[Entries with chart source code]
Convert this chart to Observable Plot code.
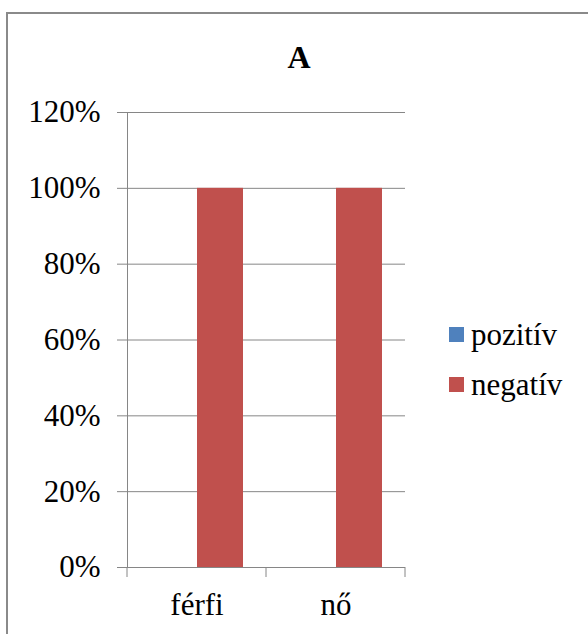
<!DOCTYPE html>
<html>
<head>
<meta charset="utf-8">
<script src="https://cdn.jsdelivr.net/npm/d3@7"></script>
<script src="https://cdn.jsdelivr.net/npm/@observablehq/plot@0.6"></script>
<style>
  html, body { margin: 0; padding: 0; background: #fff; }
  #wrap { --ff: "Liberation Serif", "Times New Roman", serif; position: relative; width: 588px; height: 634px; overflow: hidden; font-family: var(--ff); }
  #border { position: absolute; left: 6px; top: 12px; width: 700px; height: 700px; border-top: 2px solid #8a8a8a; border-left: 2px solid #8a8a8a; }
  #chart { position: absolute; left: 0; top: 0; }
  #chart svg, #chart svg text { font-family: var(--ff) !important; }
  #chart svg text { fill: #000; }
  #title { position: absolute; left: 249px; top: 41px; width: 100px; text-align: center; font-weight: bold; font-size: 32px; line-height: 32px; color: #000; font-family: var(--ff); }
  .lg-sw { position: absolute; width: 15px; height: 15px; }
  .lg-tx { position: absolute; font-size: 31px; line-height: 31px; color: #000; white-space: nowrap; font-family: var(--ff); }
</style>
</head>
<body>
<div id="wrap">
  <div id="border"></div>
  <div id="chart"></div>
  <div id="title">A</div>
  <div id="legend"></div>
</div>
<script>
const categories = ["férfi", "nő"];
const series = ["pozitív", "negatív"];
const pozitiv = [0, 0];
const negativ = [1, 1];
const colors = ["#4F81BD", "#C0504D"];
const yTicks = [0, 0.2, 0.4, 0.6, 0.8, 1.0, 1.2];

const data = categories.flatMap((c, i) => [
  {category: c, series: series[0], value: pozitiv[i]},
  {category: c, series: series[1], value: negativ[i]}
]);

const gray = "#868686";

const plot = Plot.plot({
  width: 588,
  height: 634,
  marginLeft: 127,
  marginRight: 183,
  marginTop: 112,
  marginBottom: 67,
  style: {fontSize: "31px", color: gray, background: "transparent", overflow: "visible"},
  fx: {domain: categories, padding: 0, axis: "bottom", label: null, tickSize: 0, tickPadding: 25},
  x: {domain: series, paddingInner: 0, paddingOuter: 0.5, axis: null},
  y: {domain: [0, 1.2], ticks: yTicks, tickFormat: d3.format(".0%"), tickSize: 10, tickPadding: 17, label: null, line: true},
  color: {domain: series, range: colors},
  marks: [
    Plot.ruleY(yTicks, {stroke: gray, strokeWidth: 1}),
    Plot.barY(data, {fx: "category", x: "series", y: "value", fill: "series"})
  ]
});

document.getElementById("chart").appendChild(plot);

const svgEl = plot.tagName.toLowerCase() === "svg" ? plot : plot.querySelector("svg");
const svg = d3.select(svgEl);
svg.selectAll("text").attr("fill", "#000");

// category boundary tick marks below the baseline (Excel style)
const fxs = plot.scale("fx");
const ys = plot.scale("y");
const band = d3.scaleBand(fxs.domain, fxs.range)
  .paddingInner(fxs.paddingInner || 0)
  .paddingOuter(fxs.paddingOuter || 0);
const y0 = d3.scaleLinear(ys.domain, ys.range)(0);
const edges = fxs.domain.map(d => band(d)).concat([band(fxs.domain[fxs.domain.length - 1]) + band.bandwidth()]);
svg.append("g").selectAll("line").data(edges).join("line")
  .attr("x1", d => d).attr("x2", d => d)
  .attr("y1", y0).attr("y2", y0 + 10)
  .attr("stroke", gray);

// legend
const legend = document.getElementById("legend");
series.forEach((s, i) => {
  const sw = document.createElement("div");
  sw.className = "lg-sw";
  sw.style.left = "449px";
  sw.style.top = (327 + 50 * i) + "px";
  sw.style.background = colors[i];
  legend.appendChild(sw);
  const tx = document.createElement("div");
  tx.className = "lg-tx";
  tx.style.left = "471px";
  tx.style.top = (319 + 50 * i) + "px";
  tx.textContent = s;
  legend.appendChild(tx);
});

// re-request the serif face a little later, in case the first font lookup fell back
const wrap = document.getElementById("wrap");
const stacks = ['"Times New Roman", "Liberation Serif", serif', '"Liberation Serif", Tinos, serif', 'serif'];
stacks.forEach((st, i) => setTimeout(() => {
  if (document.fonts && document.fonts.check && !document.fonts.check('31px "Liberation Serif"')) return;
  wrap.style.setProperty("--ff", st);
}, 80 + 120 * i));
</script>
</body>
</html>
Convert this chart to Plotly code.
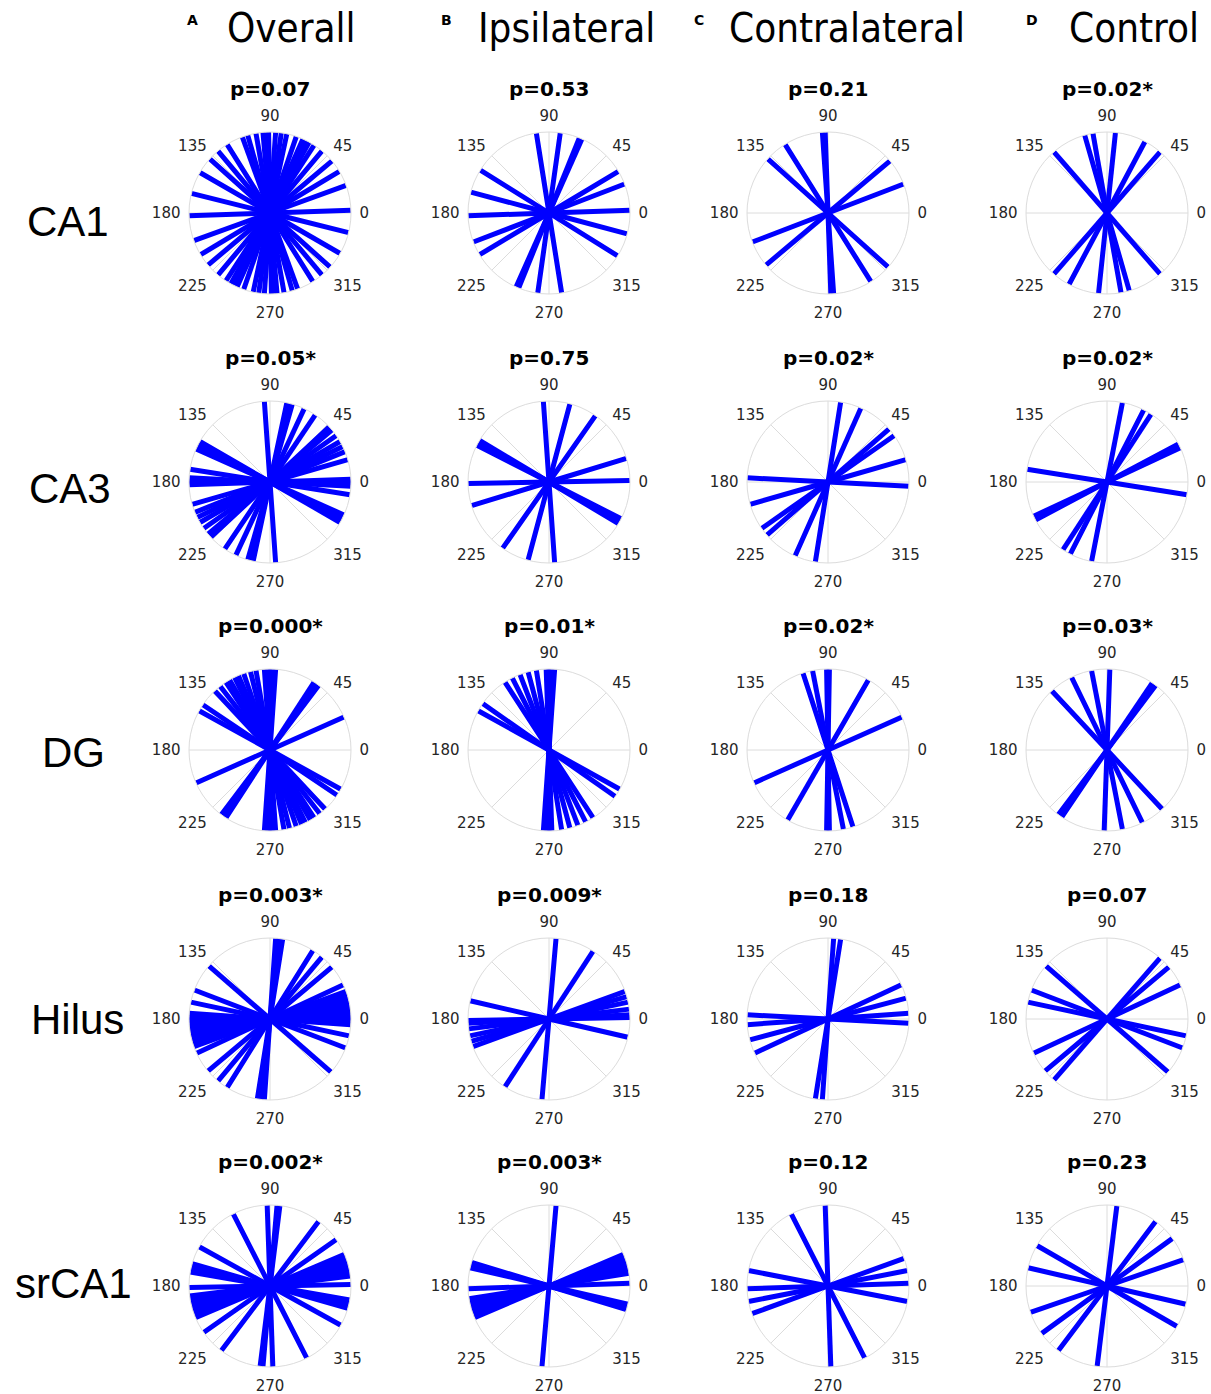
import plotly.graph_objects as go

# ---------------- data: axial orientations (degrees, 0-180) ----------------
regions = ["CA1", "CA3", "DG", "Hilus", "srCA1"]
groups = ["Overall", "Ipsilateral", "Contralateral", "Control"]
group_letters = ["A", "B", "C", "D"]
angle_ticks = [0, 45, 90, 135, 180, 225, 270, 315]

ca1_overall = [2, 20, 31, 40, 50, 57, 61, 64, 66, 71, 78, 82, 86, 91, 93, 95, 100, 106, 110, 122, 130, 138, 150, 166]
ca1_ipsi = [2, 21, 31, 66, 68, 82, 99, 148, 165]
ca1_contra = [21, 40, 92, 94, 122, 138]
ca1_control = [49, 62, 84, 100, 106, 131]

ca3_overall = [0, 2, 16, 22, 26, 30, 35, 40, 43, 56, 65, 74, 76, 78, 94, 150, 152, 154, 156, 171, 177]
ca3_ipsi = [1, 17, 55, 75, 94, 149, 151, 153]
ca3_contra = [16, 35, 41, 66, 81, 177]
ca3_control = [25, 28, 57, 63, 79, 171]

dg_overall = [24, 53, 55, 57, 86, 88, 90, 92, 94, 100, 104, 109, 113, 116, 120, 123, 128, 133, 146, 151]
dg_ipsi = [86, 88, 90, 92, 99, 105, 111, 117, 123, 145, 151]
dg_contra = [24, 60, 89, 91, 101, 108]
dg_control = [53, 56, 88, 101, 116, 133]

hilus_overall = [1, 3, 5, 8, 11, 14, 17, 20, 25, 40, 50, 58, 81, 84, 86, 139, 159, 168, 176, 179]
hilus_ipsi = [1, 3, 7, 12, 16, 20, 57, 85, 167]
hilus_contra = [4, 15, 25, 81, 86, 177]
hilus_control = [25, 40, 49, 139, 159, 168]

srca1_overall = [1, 7, 9, 11, 13, 15, 17, 19, 21, 23, 35, 53, 83, 85, 92, 117, 151, 164, 166, 168, 170]
srca1_ipsi = [2, 9, 12, 15, 17, 20, 23, 85, 163, 165, 167]
srca1_contra = [2, 11, 20, 92, 117, 169]
srca1_control = [19, 36, 53, 83, 150, 167]

p_ca1 = ["p=0.07", "p=0.53", "p=0.21", "p=0.02*"]
p_ca3 = ["p=0.05*", "p=0.75", "p=0.02*", "p=0.02*"]
p_dg = ["p=0.000*", "p=0.01*", "p=0.02*", "p=0.03*"]
p_hilus = ["p=0.003*", "p=0.009*", "p=0.18", "p=0.07"]
p_srca1 = ["p=0.002*", "p=0.003*", "p=0.12", "p=0.23"]

data = [
    [ca1_overall, ca1_ipsi, ca1_contra, ca1_control],
    [ca3_overall, ca3_ipsi, ca3_contra, ca3_control],
    [dg_overall, dg_ipsi, dg_contra, dg_control],
    [hilus_overall, hilus_ipsi, hilus_contra, hilus_control],
    [srca1_overall, srca1_ipsi, srca1_contra, srca1_control],
]
pvals = [p_ca1, p_ca3, p_dg, p_hilus, p_srca1]

# ---------------- layout geometry (page pixels) ----------------
W, H = 1211, 1394
col_cx = [270, 549, 828, 1107]
row_cy = [213, 482, 750, 1019, 1286]
R = 81


def px(x):
    return x / W


def py(y):
    return 1 - y / H


fig = go.Figure()
layout = dict(
    width=W, height=H, margin=dict(l=0, r=0, t=0, b=0),
    paper_bgcolor="white", plot_bgcolor="white", showlegend=False,
)
annotations = []

k = 0
for i, reg in enumerate(regions):
    for j, grp in enumerate(groups):
        k += 1
        name = "polar" if k == 1 else f"polar{k}"
        cx, cy = col_cx[j], row_cy[i]
        layout[name] = dict(
            domain=dict(x=[px(cx - R), px(cx + R)], y=[py(cy + R), py(cy - R)]),
            bgcolor="white",
            radialaxis=dict(visible=False, range=[0, 1]),
            angularaxis=dict(
                rotation=0, direction="counterclockwise",
                tickmode="array", tickvals=angle_ticks,
                ticktext=[str(a) for a in angle_ticks],
                ticks="outside", ticklen=5, tickcolor="rgba(0,0,0,0)",
                showgrid=True, gridcolor="#dcdcdc", gridwidth=1,
                showline=True, linecolor="#dcdcdc", linewidth=1,
                tickfont=dict(family="DejaVu Sans", size=15, color="#262626"),
            ),
        )
        rr, tt = [], []
        for a in data[i][j]:
            rr += [1, 0, 1, None]
            tt += [a, a, a + 180, None]
        fig.add_trace(go.Scatterpolar(
            r=rr, theta=tt, mode="lines", subplot=name,
            line=dict(color="#0000ff", width=5), hoverinfo="skip",
        ))
        annotations.append(dict(
            text=f"<b>{pvals[i][j]}</b>", x=px(cx), y=py(cy - 124),
            xref="paper", yref="paper", showarrow=False,
            xanchor="center", yanchor="middle",
            font=dict(family="DejaVu Sans", size=20, color="black"),
        ))

# column headers
head_x = [291, 566, 847, 1134]
letter_x = [193, 446, 699, 1032]
for j, grp in enumerate(groups):
    annotations.append(dict(
        text=grp, x=px(head_x[j]), y=py(28), xref="paper", yref="paper",
        showarrow=False, xanchor="center", yanchor="middle",
        font=dict(family="Liberation Sans Narrow, DejaVu Sans Condensed, sans-serif", size=40, color="black"),
    ))
    annotations.append(dict(
        text=f"<b>{group_letters[j]}</b>", x=px(letter_x[j]), y=py(20),
        xref="paper", yref="paper", showarrow=False, xanchor="center", yanchor="middle",
        font=dict(family="DejaVu Sans", size=14, color="black"),
    ))

# row labels
row_lx = [68, 70, 73, 77, 73]
row_ly = [222, 488, 752, 1019, 1283]
for i, reg in enumerate(regions):
    annotations.append(dict(
        text=reg, x=px(row_lx[i]), y=py(row_ly[i]), xref="paper", yref="paper",
        showarrow=False, xanchor="center", yanchor="middle",
        font=dict(family="Liberation Sans, Arial, sans-serif", size=42, color="black"),
    ))

layout["annotations"] = annotations
fig.update_layout(**layout)
fig.write_html(
    "out.html",
    config={"displayModeBar": False},
    post_script="document.body.style.margin='0';document.body.style.overflow='hidden';",
)
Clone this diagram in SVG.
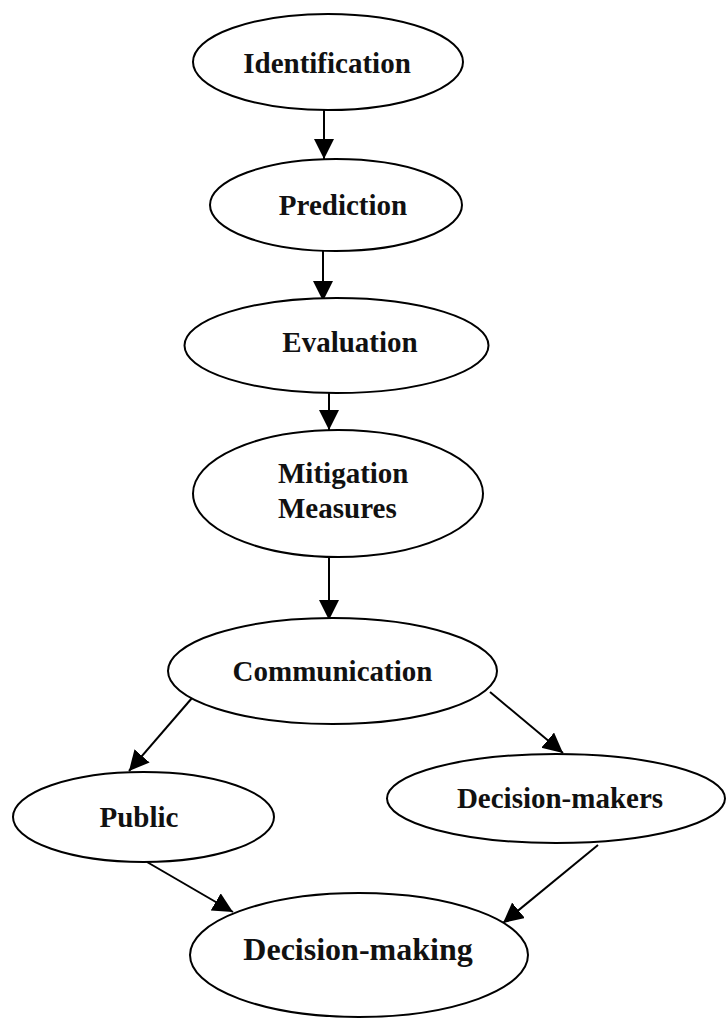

WHAT IS EXPECTED >>
Using the entries above, reproduce word for word only the lines from the one that contains "Convert this chart to Plotly code." to the one that contains "angle_ticks = [0, 45, 90, 135, 180, 225, 270, 315]", both ends included, and drop every picture.

REPLY >>
Convert this chart to Plotly code.
import plotly.graph_objects as go

# ---------------- data: axial orientations (degrees, 0-180) ----------------
regions = ["CA1", "CA3", "DG", "Hilus", "srCA1"]
groups = ["Overall", "Ipsilateral", "Contralateral", "Control"]
group_letters = ["A", "B", "C", "D"]
angle_ticks = [0, 45, 90, 135, 180, 225, 270, 315]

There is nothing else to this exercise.